**Your goal**: Extract, in full, the lines below, beginning at the first and ending with the line that contains "title] (title) at". Pictures do not belong in the copy.

++++ Dataset extract

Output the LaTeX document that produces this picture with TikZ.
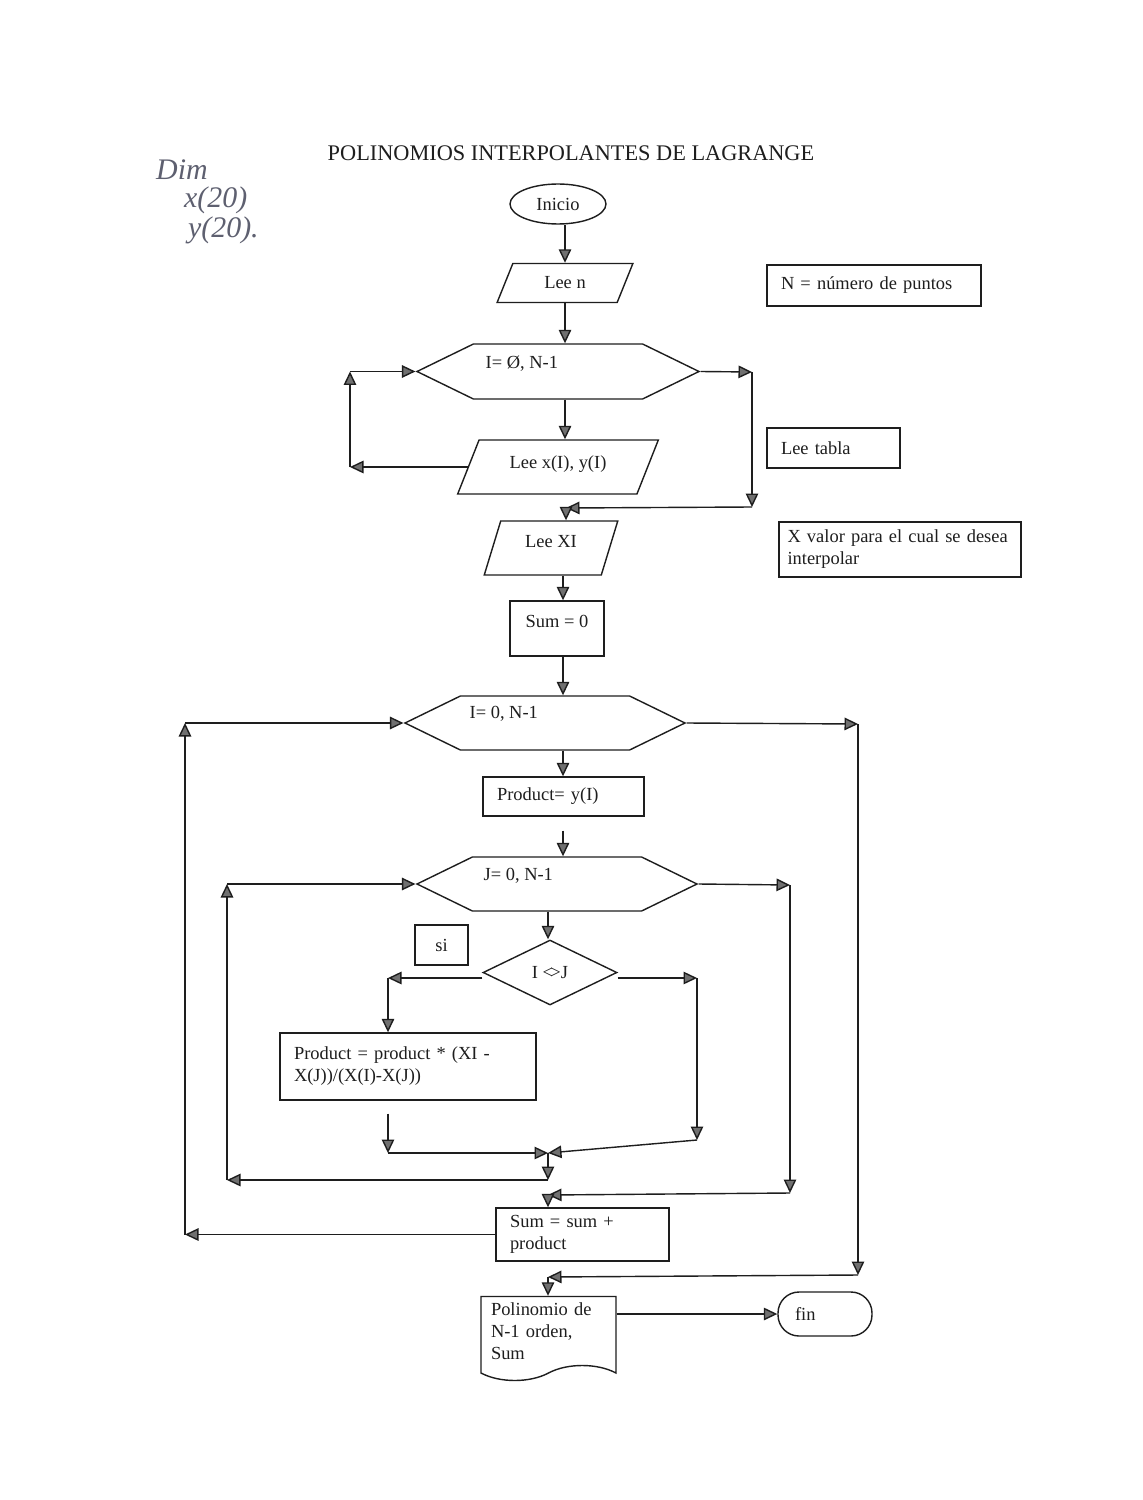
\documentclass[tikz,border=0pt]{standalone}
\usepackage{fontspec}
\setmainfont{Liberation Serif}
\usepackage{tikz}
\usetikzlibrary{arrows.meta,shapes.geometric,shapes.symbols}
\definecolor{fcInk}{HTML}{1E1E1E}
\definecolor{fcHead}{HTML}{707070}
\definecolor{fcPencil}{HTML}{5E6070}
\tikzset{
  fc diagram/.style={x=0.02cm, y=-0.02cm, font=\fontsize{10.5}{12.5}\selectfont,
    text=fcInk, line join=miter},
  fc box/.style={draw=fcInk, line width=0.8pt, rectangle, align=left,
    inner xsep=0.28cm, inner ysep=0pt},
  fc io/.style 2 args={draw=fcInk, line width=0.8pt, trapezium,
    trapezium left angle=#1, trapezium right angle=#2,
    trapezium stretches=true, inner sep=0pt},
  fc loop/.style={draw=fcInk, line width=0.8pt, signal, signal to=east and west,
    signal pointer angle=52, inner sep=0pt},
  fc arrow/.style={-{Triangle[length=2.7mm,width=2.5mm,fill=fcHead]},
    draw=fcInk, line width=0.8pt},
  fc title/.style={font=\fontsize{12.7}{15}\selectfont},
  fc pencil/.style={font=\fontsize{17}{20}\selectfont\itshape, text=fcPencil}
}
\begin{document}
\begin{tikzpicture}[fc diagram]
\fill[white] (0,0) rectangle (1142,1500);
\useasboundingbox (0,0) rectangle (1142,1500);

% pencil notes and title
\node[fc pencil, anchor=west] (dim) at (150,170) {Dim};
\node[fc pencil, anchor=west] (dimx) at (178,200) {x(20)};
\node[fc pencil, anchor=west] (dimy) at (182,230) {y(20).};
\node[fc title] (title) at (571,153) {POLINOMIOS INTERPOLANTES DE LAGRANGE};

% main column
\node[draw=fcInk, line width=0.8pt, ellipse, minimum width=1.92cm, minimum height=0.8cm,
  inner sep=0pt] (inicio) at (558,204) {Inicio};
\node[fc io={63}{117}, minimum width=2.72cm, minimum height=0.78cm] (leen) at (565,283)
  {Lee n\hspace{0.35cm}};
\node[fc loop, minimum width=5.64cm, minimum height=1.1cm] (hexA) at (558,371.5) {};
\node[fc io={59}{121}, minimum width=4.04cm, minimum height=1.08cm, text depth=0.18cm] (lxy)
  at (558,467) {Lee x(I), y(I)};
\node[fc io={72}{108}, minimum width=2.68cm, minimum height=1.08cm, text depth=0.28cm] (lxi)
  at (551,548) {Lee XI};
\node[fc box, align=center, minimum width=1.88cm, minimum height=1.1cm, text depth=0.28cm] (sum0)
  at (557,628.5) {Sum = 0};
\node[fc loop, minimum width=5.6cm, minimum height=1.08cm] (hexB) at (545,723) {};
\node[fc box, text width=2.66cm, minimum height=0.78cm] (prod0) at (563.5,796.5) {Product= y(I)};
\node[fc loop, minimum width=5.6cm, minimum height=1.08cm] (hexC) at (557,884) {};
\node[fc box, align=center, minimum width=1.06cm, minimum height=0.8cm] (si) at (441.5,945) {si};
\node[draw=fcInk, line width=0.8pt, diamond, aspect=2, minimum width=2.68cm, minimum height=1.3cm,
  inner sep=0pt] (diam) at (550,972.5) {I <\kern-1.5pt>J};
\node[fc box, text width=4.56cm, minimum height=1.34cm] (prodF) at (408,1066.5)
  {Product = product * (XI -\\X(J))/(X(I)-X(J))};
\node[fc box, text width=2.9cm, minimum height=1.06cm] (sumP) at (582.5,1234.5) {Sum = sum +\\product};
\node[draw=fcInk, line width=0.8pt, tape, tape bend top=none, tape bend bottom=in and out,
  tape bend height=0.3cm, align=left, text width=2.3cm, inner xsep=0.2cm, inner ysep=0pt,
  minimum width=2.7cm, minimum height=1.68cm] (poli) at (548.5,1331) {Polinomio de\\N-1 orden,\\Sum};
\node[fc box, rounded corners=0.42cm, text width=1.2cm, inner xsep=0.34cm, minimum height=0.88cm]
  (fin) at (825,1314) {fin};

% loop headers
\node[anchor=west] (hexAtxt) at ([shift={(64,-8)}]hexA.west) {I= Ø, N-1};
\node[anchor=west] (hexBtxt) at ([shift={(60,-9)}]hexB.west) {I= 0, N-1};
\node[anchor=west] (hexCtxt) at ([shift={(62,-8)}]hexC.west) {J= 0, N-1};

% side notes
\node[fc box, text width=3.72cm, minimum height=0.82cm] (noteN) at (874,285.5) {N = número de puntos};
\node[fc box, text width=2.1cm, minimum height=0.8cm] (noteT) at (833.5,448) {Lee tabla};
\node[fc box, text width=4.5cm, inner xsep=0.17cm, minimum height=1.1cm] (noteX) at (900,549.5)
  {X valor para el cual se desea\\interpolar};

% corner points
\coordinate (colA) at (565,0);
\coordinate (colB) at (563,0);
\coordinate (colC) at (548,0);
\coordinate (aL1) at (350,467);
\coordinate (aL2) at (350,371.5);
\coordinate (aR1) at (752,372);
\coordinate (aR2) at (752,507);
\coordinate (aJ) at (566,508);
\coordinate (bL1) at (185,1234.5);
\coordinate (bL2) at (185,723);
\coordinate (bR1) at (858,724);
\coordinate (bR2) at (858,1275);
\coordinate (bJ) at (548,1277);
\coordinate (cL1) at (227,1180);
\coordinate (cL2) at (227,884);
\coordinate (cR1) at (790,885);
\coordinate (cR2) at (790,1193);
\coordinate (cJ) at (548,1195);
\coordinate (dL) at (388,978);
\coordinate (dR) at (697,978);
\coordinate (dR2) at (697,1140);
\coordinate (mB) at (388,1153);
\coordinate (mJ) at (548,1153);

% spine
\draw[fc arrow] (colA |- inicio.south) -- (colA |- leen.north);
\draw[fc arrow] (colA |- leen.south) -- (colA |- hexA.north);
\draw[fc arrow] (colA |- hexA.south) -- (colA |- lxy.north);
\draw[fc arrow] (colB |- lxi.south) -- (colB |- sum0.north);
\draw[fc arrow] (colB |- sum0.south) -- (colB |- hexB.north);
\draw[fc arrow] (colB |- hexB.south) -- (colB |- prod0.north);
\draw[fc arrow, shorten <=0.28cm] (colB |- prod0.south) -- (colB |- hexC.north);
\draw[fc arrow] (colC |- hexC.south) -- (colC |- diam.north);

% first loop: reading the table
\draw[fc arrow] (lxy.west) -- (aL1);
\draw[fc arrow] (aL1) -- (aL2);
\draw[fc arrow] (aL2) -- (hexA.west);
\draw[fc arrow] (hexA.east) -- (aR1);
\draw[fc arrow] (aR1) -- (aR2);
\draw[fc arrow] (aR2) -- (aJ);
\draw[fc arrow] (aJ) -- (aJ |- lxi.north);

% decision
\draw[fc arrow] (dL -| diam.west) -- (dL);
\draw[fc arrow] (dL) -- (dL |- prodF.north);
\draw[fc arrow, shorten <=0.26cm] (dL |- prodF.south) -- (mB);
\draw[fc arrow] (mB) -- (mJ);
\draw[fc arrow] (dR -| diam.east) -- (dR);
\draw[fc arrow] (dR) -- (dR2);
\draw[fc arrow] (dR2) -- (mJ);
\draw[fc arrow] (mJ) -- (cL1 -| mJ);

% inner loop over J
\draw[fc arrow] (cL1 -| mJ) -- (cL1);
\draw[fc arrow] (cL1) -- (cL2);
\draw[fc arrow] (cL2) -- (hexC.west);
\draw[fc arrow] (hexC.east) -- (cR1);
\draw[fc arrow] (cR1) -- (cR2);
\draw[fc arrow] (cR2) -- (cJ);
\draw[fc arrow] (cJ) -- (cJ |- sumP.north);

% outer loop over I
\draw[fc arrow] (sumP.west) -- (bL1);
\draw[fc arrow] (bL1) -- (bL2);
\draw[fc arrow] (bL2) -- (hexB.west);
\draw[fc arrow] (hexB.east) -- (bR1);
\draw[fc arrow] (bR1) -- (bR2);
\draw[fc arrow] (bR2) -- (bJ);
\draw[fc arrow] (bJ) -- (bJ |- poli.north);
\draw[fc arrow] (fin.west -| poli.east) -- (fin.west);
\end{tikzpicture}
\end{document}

++++++++

**Exercise output**:
Output the LaTeX document that produces this picture with TikZ.
\documentclass[tikz,border=0pt]{standalone}
\usepackage{fontspec}
\setmainfont{Liberation Serif}
\usepackage{tikz}
\usetikzlibrary{arrows.meta,shapes.geometric,shapes.symbols}
\definecolor{fcInk}{HTML}{1E1E1E}
\definecolor{fcHead}{HTML}{707070}
\definecolor{fcPencil}{HTML}{5E6070}
\tikzset{
  fc diagram/.style={x=0.02cm, y=-0.02cm, font=\fontsize{10.5}{12.5}\selectfont,
    text=fcInk, line join=miter},
  fc box/.style={draw=fcInk, line width=0.8pt, rectangle, align=left,
    inner xsep=0.28cm, inner ysep=0pt},
  fc io/.style 2 args={draw=fcInk, line width=0.8pt, trapezium,
    trapezium left angle=#1, trapezium right angle=#2,
    trapezium stretches=true, inner sep=0pt},
  fc loop/.style={draw=fcInk, line width=0.8pt, signal, signal to=east and west,
    signal pointer angle=52, inner sep=0pt},
  fc arrow/.style={-{Triangle[length=2.7mm,width=2.5mm,fill=fcHead]},
    draw=fcInk, line width=0.8pt},
  fc title/.style={font=\fontsize{12.7}{15}\selectfont},
  fc pencil/.style={font=\fontsize{17}{20}\selectfont\itshape, text=fcPencil}
}
\begin{document}
\begin{tikzpicture}[fc diagram]
\fill[white] (0,0) rectangle (1142,1500);
\useasboundingbox (0,0) rectangle (1142,1500);

% pencil notes and title
\node[fc pencil, anchor=west] (dim) at (150,170) {Dim};
\node[fc pencil, anchor=west] (dimx) at (178,200) {x(20)};
\node[fc pencil, anchor=west] (dimy) at (182,230) {y(20).};
\node[fc title] (title) at (571,153) {POLINOMIOS INTERPOLANTES DE LAGRANGE};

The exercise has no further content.